[Charts and diagrams as code]
====

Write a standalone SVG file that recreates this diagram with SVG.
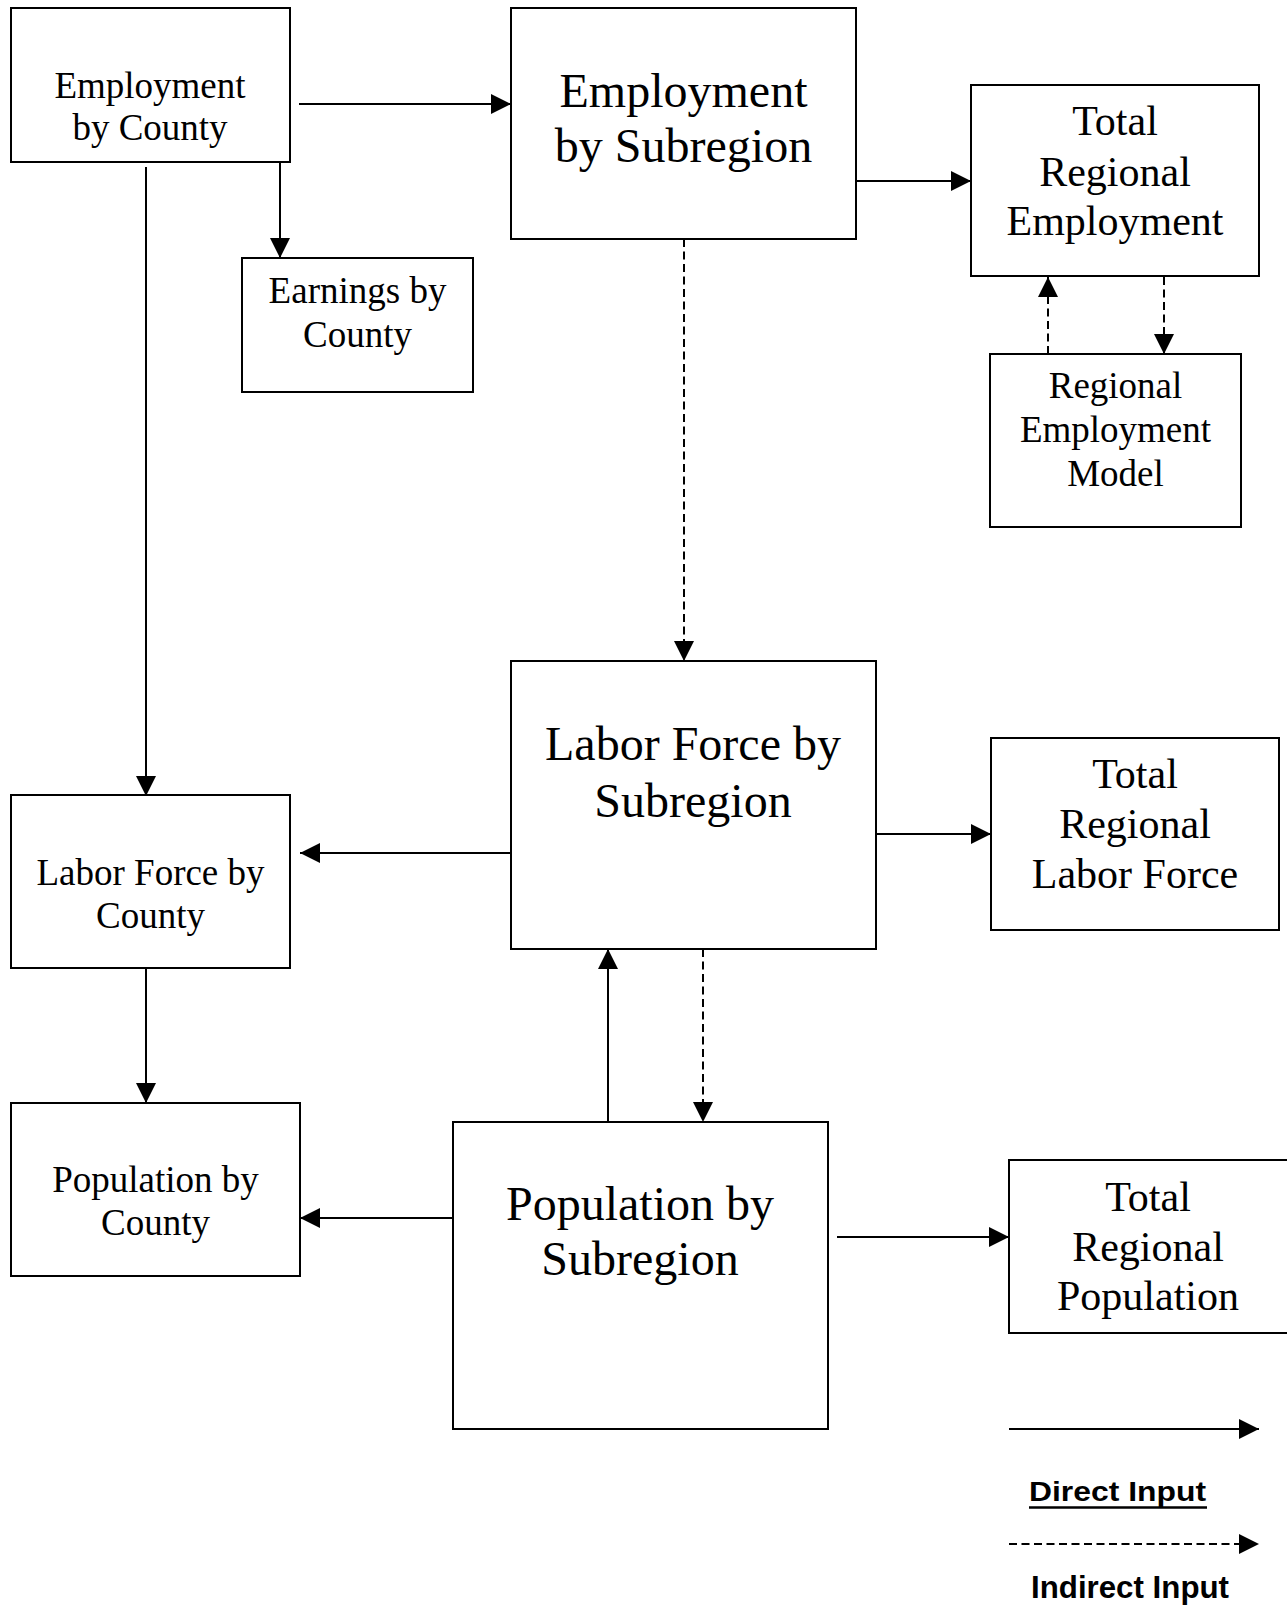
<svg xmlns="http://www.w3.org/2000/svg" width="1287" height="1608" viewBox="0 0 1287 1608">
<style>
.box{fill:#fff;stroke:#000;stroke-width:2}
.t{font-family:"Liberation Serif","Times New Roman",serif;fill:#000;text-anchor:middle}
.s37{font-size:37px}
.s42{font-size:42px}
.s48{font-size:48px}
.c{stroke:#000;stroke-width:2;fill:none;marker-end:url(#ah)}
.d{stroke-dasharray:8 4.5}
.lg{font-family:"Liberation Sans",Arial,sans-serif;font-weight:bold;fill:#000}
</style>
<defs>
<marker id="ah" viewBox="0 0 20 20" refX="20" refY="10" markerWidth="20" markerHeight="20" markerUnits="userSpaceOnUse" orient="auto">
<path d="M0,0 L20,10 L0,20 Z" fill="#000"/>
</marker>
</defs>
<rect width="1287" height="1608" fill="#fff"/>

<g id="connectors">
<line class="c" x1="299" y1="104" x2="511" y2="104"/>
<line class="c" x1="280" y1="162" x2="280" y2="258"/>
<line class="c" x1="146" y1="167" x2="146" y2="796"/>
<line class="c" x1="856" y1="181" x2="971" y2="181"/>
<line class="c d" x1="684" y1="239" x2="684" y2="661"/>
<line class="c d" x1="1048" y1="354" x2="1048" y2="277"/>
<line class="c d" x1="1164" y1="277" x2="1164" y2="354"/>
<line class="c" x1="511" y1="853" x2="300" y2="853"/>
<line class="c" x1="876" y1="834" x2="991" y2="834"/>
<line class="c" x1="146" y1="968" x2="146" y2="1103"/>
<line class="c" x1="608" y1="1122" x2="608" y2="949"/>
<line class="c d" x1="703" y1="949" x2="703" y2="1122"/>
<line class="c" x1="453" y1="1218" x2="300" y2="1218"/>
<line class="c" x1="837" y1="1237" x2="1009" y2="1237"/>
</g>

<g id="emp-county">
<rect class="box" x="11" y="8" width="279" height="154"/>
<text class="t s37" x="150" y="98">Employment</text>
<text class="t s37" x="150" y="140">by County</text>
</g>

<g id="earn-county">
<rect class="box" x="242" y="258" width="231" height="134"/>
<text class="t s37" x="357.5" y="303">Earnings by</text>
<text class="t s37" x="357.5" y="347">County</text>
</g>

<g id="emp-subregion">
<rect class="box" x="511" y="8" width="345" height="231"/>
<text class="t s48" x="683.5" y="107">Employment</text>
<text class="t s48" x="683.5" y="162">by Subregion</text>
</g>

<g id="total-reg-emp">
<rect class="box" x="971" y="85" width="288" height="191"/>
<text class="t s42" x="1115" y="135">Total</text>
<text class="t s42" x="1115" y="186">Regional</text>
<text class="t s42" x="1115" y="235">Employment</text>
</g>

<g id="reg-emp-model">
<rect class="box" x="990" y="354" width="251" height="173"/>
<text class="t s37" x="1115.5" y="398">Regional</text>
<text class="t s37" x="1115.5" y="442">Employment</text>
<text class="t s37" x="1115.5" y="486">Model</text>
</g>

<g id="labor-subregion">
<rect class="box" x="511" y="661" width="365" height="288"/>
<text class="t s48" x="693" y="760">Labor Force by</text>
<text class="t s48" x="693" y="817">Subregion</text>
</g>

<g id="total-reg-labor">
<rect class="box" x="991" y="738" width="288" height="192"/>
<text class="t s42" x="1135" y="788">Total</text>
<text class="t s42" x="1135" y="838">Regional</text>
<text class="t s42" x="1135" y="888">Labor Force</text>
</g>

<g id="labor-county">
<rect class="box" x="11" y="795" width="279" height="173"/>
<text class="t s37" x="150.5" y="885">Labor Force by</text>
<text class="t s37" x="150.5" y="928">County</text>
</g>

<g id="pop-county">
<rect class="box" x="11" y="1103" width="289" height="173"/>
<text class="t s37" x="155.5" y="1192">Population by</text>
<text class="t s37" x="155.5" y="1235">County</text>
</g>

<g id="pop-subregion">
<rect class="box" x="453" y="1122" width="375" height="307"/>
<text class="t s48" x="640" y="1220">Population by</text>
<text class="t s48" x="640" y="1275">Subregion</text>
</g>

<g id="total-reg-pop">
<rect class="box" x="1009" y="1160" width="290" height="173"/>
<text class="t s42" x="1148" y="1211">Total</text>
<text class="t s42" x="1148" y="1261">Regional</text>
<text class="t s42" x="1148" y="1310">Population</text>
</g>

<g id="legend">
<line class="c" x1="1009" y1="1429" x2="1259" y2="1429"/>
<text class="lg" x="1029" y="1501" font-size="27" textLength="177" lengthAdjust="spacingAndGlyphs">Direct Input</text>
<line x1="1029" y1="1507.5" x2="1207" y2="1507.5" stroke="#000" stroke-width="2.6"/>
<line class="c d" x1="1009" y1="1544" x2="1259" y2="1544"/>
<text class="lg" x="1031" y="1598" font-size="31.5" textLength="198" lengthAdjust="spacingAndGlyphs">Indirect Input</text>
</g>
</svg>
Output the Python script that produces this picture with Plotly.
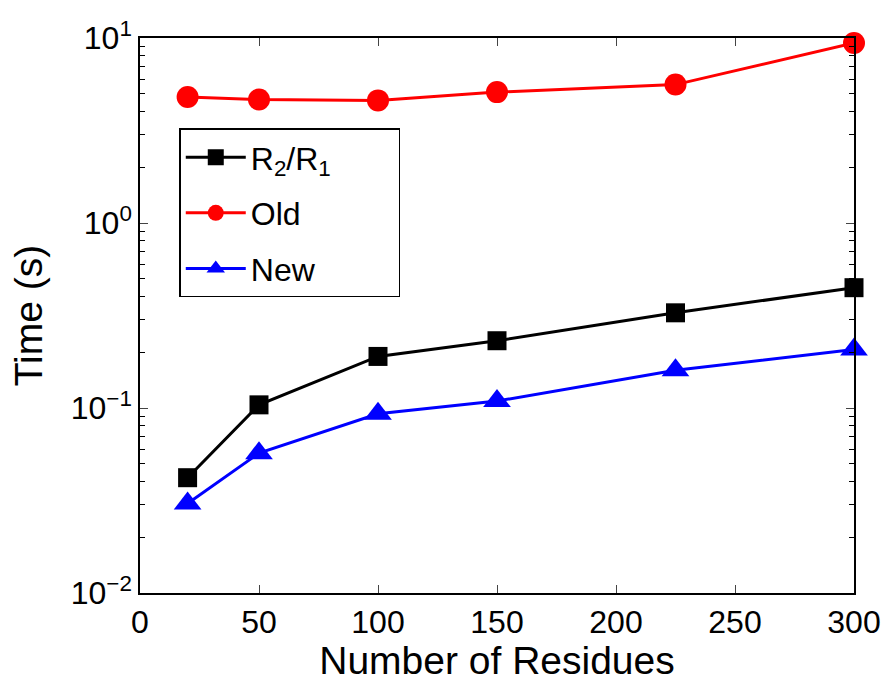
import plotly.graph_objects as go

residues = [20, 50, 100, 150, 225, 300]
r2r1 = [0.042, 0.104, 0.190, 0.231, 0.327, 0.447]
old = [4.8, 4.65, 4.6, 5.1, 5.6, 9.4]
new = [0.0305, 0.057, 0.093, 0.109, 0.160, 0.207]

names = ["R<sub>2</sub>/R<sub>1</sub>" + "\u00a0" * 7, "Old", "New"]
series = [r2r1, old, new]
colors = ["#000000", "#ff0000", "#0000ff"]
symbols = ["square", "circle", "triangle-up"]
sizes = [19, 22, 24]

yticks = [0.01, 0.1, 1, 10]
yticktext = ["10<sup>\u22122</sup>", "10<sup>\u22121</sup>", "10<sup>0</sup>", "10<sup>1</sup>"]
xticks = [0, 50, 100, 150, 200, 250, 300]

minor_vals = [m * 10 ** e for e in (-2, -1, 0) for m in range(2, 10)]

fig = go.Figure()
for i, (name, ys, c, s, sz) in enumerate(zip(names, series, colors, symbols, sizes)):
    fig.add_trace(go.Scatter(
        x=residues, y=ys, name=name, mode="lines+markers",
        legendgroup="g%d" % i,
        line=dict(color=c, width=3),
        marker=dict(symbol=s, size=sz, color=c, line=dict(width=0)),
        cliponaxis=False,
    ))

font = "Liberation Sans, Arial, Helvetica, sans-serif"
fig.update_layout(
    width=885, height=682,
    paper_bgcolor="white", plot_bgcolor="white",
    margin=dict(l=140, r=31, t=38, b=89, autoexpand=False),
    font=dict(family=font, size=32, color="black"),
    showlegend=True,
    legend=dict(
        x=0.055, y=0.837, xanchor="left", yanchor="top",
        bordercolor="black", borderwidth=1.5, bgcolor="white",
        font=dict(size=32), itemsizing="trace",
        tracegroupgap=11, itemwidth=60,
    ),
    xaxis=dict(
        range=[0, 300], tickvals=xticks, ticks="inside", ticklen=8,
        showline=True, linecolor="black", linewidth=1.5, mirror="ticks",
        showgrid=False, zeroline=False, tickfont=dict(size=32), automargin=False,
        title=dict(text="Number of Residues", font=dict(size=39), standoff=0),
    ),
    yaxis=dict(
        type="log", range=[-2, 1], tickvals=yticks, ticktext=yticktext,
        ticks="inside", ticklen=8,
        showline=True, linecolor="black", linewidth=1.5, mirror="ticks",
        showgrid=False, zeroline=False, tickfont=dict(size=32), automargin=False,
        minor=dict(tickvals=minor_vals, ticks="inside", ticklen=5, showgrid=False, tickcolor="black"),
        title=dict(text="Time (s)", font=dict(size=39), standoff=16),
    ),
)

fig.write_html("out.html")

====

**WORK REQUIRED:** Output an exact copy of the material, with the pictures removed.

**ANSWER FOR THIS EXERCISE:**
Write a standalone SVG file that recreates this diagram with SVG.
<svg xmlns="http://www.w3.org/2000/svg" width="1287" height="1608" viewBox="0 0 1287 1608">
<style>
.box{fill:#fff;stroke:#000;stroke-width:2}
.t{font-family:"Liberation Serif","Times New Roman",serif;fill:#000;text-anchor:middle}
.s37{font-size:37px}
.s42{font-size:42px}
.s48{font-size:48px}
.c{stroke:#000;stroke-width:2;fill:none;marker-end:url(#ah)}
.d{stroke-dasharray:8 4.5}
.lg{font-family:"Liberation Sans",Arial,sans-serif;font-weight:bold;fill:#000}
</style>
<defs>
<marker id="ah" viewBox="0 0 20 20" refX="20" refY="10" markerWidth="20" markerHeight="20" markerUnits="userSpaceOnUse" orient="auto">
<path d="M0,0 L20,10 L0,20 Z" fill="#000"/>
</marker>
</defs>
<rect width="1287" height="1608" fill="#fff"/>

<g id="connectors">
<line class="c" x1="299" y1="104" x2="511" y2="104"/>
<line class="c" x1="280" y1="162" x2="280" y2="258"/>
<line class="c" x1="146" y1="167" x2="146" y2="796"/>
<line class="c" x1="856" y1="181" x2="971" y2="181"/>
<line class="c d" x1="684" y1="239" x2="684" y2="661"/>
<line class="c d" x1="1048" y1="354" x2="1048" y2="277"/>
<line class="c d" x1="1164" y1="277" x2="1164" y2="354"/>
<line class="c" x1="511" y1="853" x2="300" y2="853"/>
<line class="c" x1="876" y1="834" x2="991" y2="834"/>
<line class="c" x1="146" y1="968" x2="146" y2="1103"/>
<line class="c" x1="608" y1="1122" x2="608" y2="949"/>
<line class="c d" x1="703" y1="949" x2="703" y2="1122"/>
<line class="c" x1="453" y1="1218" x2="300" y2="1218"/>
<line class="c" x1="837" y1="1237" x2="1009" y2="1237"/>
</g>

<g id="emp-county">
<rect class="box" x="11" y="8" width="279" height="154"/>
<text class="t s37" x="150" y="98">Employment</text>
<text class="t s37" x="150" y="140">by County</text>
</g>

<g id="earn-county">
<rect class="box" x="242" y="258" width="231" height="134"/>
<text class="t s37" x="357.5" y="303">Earnings by</text>
<text class="t s37" x="357.5" y="347">County</text>
</g>

<g id="emp-subregion">
<rect class="box" x="511" y="8" width="345" height="231"/>
<text class="t s48" x="683.5" y="107">Employment</text>
<text class="t s48" x="683.5" y="162">by Subregion</text>
</g>

<g id="total-reg-emp">
<rect class="box" x="971" y="85" width="288" height="191"/>
<text class="t s42" x="1115" y="135">Total</text>
<text class="t s42" x="1115" y="186">Regional</text>
<text class="t s42" x="1115" y="235">Employment</text>
</g>

<g id="reg-emp-model">
<rect class="box" x="990" y="354" width="251" height="173"/>
<text class="t s37" x="1115.5" y="398">Regional</text>
<text class="t s37" x="1115.5" y="442">Employment</text>
<text class="t s37" x="1115.5" y="486">Model</text>
</g>

<g id="labor-subregion">
<rect class="box" x="511" y="661" width="365" height="288"/>
<text class="t s48" x="693" y="760">Labor Force by</text>
<text class="t s48" x="693" y="817">Subregion</text>
</g>

<g id="total-reg-labor">
<rect class="box" x="991" y="738" width="288" height="192"/>
<text class="t s42" x="1135" y="788">Total</text>
<text class="t s42" x="1135" y="838">Regional</text>
<text class="t s42" x="1135" y="888">Labor Force</text>
</g>

<g id="labor-county">
<rect class="box" x="11" y="795" width="279" height="173"/>
<text class="t s37" x="150.5" y="885">Labor Force by</text>
<text class="t s37" x="150.5" y="928">County</text>
</g>

<g id="pop-county">
<rect class="box" x="11" y="1103" width="289" height="173"/>
<text class="t s37" x="155.5" y="1192">Population by</text>
<text class="t s37" x="155.5" y="1235">County</text>
</g>

<g id="pop-subregion">
<rect class="box" x="453" y="1122" width="375" height="307"/>
<text class="t s48" x="640" y="1220">Population by</text>
<text class="t s48" x="640" y="1275">Subregion</text>
</g>

<g id="total-reg-pop">
<rect class="box" x="1009" y="1160" width="290" height="173"/>
<text class="t s42" x="1148" y="1211">Total</text>
<text class="t s42" x="1148" y="1261">Regional</text>
<text class="t s42" x="1148" y="1310">Population</text>
</g>

<g id="legend">
<line class="c" x1="1009" y1="1429" x2="1259" y2="1429"/>
<text class="lg" x="1029" y="1501" font-size="27" textLength="177" lengthAdjust="spacingAndGlyphs">Direct Input</text>
<line x1="1029" y1="1507.5" x2="1207" y2="1507.5" stroke="#000" stroke-width="2.6"/>
<line class="c d" x1="1009" y1="1544" x2="1259" y2="1544"/>
<text class="lg" x="1031" y="1598" font-size="31.5" textLength="198" lengthAdjust="spacingAndGlyphs">Indirect Input</text>
</g>
</svg>
Output the Python script that produces this picture with Plotly.
import plotly.graph_objects as go

residues = [20, 50, 100, 150, 225, 300]
r2r1 = [0.042, 0.104, 0.190, 0.231, 0.327, 0.447]
old = [4.8, 4.65, 4.6, 5.1, 5.6, 9.4]
new = [0.0305, 0.057, 0.093, 0.109, 0.160, 0.207]

names = ["R<sub>2</sub>/R<sub>1</sub>" + "\u00a0" * 7, "Old", "New"]
series = [r2r1, old, new]
colors = ["#000000", "#ff0000", "#0000ff"]
symbols = ["square", "circle", "triangle-up"]
sizes = [19, 22, 24]

yticks = [0.01, 0.1, 1, 10]
yticktext = ["10<sup>\u22122</sup>", "10<sup>\u22121</sup>", "10<sup>0</sup>", "10<sup>1</sup>"]
xticks = [0, 50, 100, 150, 200, 250, 300]

minor_vals = [m * 10 ** e for e in (-2, -1, 0) for m in range(2, 10)]

fig = go.Figure()
for i, (name, ys, c, s, sz) in enumerate(zip(names, series, colors, symbols, sizes)):
    fig.add_trace(go.Scatter(
        x=residues, y=ys, name=name, mode="lines+markers",
        legendgroup="g%d" % i,
        line=dict(color=c, width=3),
        marker=dict(symbol=s, size=sz, color=c, line=dict(width=0)),
        cliponaxis=False,
    ))

font = "Liberation Sans, Arial, Helvetica, sans-serif"
fig.update_layout(
    width=885, height=682,
    paper_bgcolor="white", plot_bgcolor="white",
    margin=dict(l=140, r=31, t=38, b=89, autoexpand=False),
    font=dict(family=font, size=32, color="black"),
    showlegend=True,
    legend=dict(
        x=0.055, y=0.837, xanchor="left", yanchor="top",
        bordercolor="black", borderwidth=1.5, bgcolor="white",
        font=dict(size=32), itemsizing="trace",
        tracegroupgap=11, itemwidth=60,
    ),
    xaxis=dict(
        range=[0, 300], tickvals=xticks, ticks="inside", ticklen=8,
        showline=True, linecolor="black", linewidth=1.5, mirror="ticks",
        showgrid=False, zeroline=False, tickfont=dict(size=32), automargin=False,
        title=dict(text="Number of Residues", font=dict(size=39), standoff=0),
    ),
    yaxis=dict(
        type="log", range=[-2, 1], tickvals=yticks, ticktext=yticktext,
        ticks="inside", ticklen=8,
        showline=True, linecolor="black", linewidth=1.5, mirror="ticks",
        showgrid=False, zeroline=False, tickfont=dict(size=32), automargin=False,
        minor=dict(tickvals=minor_vals, ticks="inside", ticklen=5, showgrid=False, tickcolor="black"),
        title=dict(text="Time (s)", font=dict(size=39), standoff=16),
    ),
)

fig.write_html("out.html")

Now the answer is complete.